**AIM:**
Retype word for word the first line of the listing and each line after it up to the line with "1.058, 1.025, 1.0]", with the pictures taken out.

**DATASET SECTION:**
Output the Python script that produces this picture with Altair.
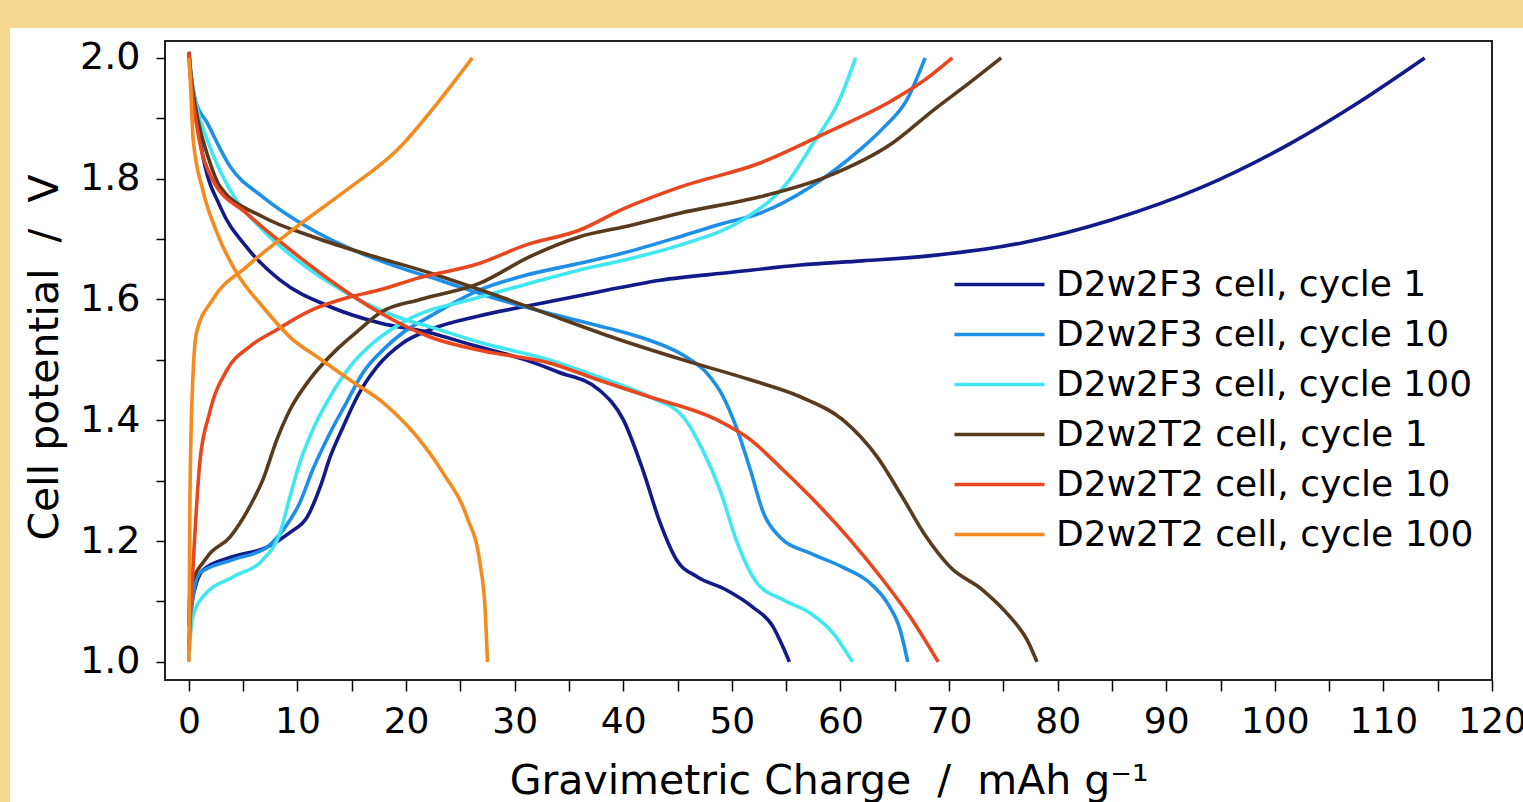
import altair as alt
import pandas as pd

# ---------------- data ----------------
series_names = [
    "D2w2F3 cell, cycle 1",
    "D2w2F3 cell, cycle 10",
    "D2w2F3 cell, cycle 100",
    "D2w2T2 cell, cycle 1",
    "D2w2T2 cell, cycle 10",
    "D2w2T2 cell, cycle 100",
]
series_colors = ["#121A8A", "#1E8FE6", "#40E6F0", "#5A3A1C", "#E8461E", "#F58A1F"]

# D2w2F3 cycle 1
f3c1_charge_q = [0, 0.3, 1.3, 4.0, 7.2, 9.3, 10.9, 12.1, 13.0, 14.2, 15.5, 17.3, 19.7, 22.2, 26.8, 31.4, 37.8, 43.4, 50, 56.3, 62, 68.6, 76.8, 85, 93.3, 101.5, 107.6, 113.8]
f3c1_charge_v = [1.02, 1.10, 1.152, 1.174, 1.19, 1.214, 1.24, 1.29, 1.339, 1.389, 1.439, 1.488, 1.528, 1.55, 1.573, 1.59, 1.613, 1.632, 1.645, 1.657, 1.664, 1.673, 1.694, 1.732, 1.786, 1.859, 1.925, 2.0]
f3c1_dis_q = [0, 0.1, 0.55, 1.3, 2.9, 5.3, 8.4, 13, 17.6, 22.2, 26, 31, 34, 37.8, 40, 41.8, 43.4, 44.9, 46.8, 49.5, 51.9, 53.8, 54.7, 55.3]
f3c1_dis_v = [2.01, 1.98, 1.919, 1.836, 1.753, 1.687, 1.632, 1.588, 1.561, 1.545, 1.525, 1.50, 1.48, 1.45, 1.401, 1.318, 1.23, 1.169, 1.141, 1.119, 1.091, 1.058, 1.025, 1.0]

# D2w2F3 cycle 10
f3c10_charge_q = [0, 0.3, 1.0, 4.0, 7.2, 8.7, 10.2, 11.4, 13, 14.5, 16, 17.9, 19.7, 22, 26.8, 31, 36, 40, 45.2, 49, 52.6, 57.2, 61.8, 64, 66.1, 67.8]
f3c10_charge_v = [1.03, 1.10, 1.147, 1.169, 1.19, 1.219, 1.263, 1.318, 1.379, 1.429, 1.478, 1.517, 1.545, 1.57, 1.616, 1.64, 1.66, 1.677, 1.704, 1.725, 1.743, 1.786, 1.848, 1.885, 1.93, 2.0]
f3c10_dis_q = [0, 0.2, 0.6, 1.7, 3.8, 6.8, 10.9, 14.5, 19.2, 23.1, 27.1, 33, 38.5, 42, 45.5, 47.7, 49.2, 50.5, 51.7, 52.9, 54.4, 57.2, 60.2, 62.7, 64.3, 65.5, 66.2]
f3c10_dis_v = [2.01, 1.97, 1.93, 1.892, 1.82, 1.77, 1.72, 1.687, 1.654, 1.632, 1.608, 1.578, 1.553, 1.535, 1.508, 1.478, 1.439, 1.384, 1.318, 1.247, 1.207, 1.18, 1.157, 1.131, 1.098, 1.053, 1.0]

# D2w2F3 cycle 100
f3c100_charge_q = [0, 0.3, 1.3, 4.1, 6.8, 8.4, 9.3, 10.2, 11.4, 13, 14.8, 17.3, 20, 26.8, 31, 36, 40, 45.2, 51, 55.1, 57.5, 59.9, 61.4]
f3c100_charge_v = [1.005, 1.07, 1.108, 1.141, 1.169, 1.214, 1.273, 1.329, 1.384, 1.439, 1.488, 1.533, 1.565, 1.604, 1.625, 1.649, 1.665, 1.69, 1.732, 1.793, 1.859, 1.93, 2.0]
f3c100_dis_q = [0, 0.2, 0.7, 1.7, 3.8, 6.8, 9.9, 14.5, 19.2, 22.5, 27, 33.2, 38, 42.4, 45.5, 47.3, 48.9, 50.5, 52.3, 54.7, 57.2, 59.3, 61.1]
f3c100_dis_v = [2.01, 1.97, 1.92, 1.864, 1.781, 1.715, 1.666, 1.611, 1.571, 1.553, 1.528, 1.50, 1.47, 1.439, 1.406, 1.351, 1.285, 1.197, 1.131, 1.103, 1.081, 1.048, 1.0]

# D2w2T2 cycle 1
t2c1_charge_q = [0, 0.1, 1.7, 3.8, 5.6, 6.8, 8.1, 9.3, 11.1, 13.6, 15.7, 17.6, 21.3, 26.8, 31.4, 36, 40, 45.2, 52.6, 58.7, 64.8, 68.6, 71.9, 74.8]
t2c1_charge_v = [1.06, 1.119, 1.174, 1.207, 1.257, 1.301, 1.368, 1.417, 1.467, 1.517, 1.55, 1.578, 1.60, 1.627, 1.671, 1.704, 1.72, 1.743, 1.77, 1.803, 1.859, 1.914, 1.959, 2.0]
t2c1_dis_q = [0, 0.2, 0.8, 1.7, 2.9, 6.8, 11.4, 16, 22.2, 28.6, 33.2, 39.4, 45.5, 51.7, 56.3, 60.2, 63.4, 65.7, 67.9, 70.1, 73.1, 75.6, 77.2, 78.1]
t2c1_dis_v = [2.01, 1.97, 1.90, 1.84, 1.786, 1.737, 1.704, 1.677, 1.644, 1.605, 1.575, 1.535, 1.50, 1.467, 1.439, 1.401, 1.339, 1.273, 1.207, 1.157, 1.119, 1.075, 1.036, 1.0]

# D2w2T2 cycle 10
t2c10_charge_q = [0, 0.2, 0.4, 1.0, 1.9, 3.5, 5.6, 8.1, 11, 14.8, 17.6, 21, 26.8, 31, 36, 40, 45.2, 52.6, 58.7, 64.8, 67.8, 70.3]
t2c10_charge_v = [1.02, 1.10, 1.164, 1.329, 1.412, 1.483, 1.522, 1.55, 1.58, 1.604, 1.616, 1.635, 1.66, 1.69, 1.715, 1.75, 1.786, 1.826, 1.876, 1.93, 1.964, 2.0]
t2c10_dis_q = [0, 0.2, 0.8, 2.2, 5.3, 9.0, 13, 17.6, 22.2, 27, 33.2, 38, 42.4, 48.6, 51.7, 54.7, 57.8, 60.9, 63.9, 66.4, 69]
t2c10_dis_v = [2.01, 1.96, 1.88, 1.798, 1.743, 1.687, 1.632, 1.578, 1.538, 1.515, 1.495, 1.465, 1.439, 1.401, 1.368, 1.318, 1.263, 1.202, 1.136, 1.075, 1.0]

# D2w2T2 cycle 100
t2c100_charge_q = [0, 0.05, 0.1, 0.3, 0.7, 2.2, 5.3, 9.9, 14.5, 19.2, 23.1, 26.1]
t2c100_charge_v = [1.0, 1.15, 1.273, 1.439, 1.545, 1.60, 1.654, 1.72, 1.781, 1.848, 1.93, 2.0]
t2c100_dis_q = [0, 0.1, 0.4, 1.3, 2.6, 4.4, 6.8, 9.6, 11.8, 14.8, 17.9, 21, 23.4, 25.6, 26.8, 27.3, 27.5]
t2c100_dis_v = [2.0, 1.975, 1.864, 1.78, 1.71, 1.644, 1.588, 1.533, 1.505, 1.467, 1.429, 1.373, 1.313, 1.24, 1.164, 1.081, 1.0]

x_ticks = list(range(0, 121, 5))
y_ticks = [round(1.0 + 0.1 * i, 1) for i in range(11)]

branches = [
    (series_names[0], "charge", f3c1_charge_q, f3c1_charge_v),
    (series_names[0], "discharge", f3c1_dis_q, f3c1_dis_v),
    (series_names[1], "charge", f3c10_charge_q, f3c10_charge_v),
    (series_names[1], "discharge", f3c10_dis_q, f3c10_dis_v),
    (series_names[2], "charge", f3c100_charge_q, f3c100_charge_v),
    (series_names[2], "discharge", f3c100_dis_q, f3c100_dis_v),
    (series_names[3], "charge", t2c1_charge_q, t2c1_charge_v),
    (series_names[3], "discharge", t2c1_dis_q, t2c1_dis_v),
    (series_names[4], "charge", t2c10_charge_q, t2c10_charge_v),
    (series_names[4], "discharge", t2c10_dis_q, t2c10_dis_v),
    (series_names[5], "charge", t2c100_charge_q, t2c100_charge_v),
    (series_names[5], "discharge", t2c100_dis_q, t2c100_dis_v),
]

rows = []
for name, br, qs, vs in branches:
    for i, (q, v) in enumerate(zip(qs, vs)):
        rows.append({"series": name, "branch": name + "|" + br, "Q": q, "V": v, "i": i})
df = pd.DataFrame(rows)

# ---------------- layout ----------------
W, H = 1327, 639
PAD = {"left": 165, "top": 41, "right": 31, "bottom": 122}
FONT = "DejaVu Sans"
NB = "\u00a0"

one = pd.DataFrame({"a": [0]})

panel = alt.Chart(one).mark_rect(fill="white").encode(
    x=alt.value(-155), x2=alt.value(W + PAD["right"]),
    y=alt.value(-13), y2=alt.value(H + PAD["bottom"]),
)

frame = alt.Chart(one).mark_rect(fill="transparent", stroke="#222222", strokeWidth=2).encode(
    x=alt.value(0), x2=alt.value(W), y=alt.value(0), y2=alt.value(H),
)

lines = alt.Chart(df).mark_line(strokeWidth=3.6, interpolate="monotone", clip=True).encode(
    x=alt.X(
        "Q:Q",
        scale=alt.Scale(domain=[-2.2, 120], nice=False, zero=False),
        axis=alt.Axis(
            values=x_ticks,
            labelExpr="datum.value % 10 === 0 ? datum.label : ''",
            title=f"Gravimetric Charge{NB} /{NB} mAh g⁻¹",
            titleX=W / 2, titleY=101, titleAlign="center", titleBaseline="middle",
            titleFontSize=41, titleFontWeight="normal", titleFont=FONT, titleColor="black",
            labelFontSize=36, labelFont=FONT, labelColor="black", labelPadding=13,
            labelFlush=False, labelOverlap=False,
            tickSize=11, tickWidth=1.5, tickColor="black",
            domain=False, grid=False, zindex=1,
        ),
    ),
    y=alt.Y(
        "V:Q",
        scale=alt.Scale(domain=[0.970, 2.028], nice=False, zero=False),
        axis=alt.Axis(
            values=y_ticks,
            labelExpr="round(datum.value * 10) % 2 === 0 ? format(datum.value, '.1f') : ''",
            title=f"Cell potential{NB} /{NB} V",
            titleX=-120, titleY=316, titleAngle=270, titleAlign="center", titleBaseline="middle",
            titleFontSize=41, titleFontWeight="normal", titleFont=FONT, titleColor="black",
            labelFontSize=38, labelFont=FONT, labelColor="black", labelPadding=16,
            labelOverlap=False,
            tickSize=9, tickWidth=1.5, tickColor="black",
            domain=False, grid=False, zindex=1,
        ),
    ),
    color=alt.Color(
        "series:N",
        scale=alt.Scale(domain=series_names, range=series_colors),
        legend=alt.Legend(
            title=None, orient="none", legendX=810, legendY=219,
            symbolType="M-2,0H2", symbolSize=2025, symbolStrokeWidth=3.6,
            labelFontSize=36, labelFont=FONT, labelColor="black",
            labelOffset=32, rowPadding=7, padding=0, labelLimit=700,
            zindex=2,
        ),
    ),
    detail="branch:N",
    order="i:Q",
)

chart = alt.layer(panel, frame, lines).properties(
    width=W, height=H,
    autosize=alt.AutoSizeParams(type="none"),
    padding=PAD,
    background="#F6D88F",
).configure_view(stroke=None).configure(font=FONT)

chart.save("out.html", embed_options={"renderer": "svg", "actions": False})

**TASK ANSWER:**
Output the Python script that produces this picture with Altair.
import altair as alt
import pandas as pd

# ---------------- data ----------------
series_names = [
    "D2w2F3 cell, cycle 1",
    "D2w2F3 cell, cycle 10",
    "D2w2F3 cell, cycle 100",
    "D2w2T2 cell, cycle 1",
    "D2w2T2 cell, cycle 10",
    "D2w2T2 cell, cycle 100",
]
series_colors = ["#121A8A", "#1E8FE6", "#40E6F0", "#5A3A1C", "#E8461E", "#F58A1F"]

# D2w2F3 cycle 1
f3c1_charge_q = [0, 0.3, 1.3, 4.0, 7.2, 9.3, 10.9, 12.1, 13.0, 14.2, 15.5, 17.3, 19.7, 22.2, 26.8, 31.4, 37.8, 43.4, 50, 56.3, 62, 68.6, 76.8, 85, 93.3, 101.5, 107.6, 113.8]
f3c1_charge_v = [1.02, 1.10, 1.152, 1.174, 1.19, 1.214, 1.24, 1.29, 1.339, 1.389, 1.439, 1.488, 1.528, 1.55, 1.573, 1.59, 1.613, 1.632, 1.645, 1.657, 1.664, 1.673, 1.694, 1.732, 1.786, 1.859, 1.925, 2.0]
f3c1_dis_q = [0, 0.1, 0.55, 1.3, 2.9, 5.3, 8.4, 13, 17.6, 22.2, 26, 31, 34, 37.8, 40, 41.8, 43.4, 44.9, 46.8, 49.5, 51.9, 53.8, 54.7, 55.3]
f3c1_dis_v = [2.01, 1.98, 1.919, 1.836, 1.753, 1.687, 1.632, 1.588, 1.561, 1.545, 1.525, 1.50, 1.48, 1.45, 1.401, 1.318, 1.23, 1.169, 1.141, 1.119, 1.091, 1.058, 1.025, 1.0]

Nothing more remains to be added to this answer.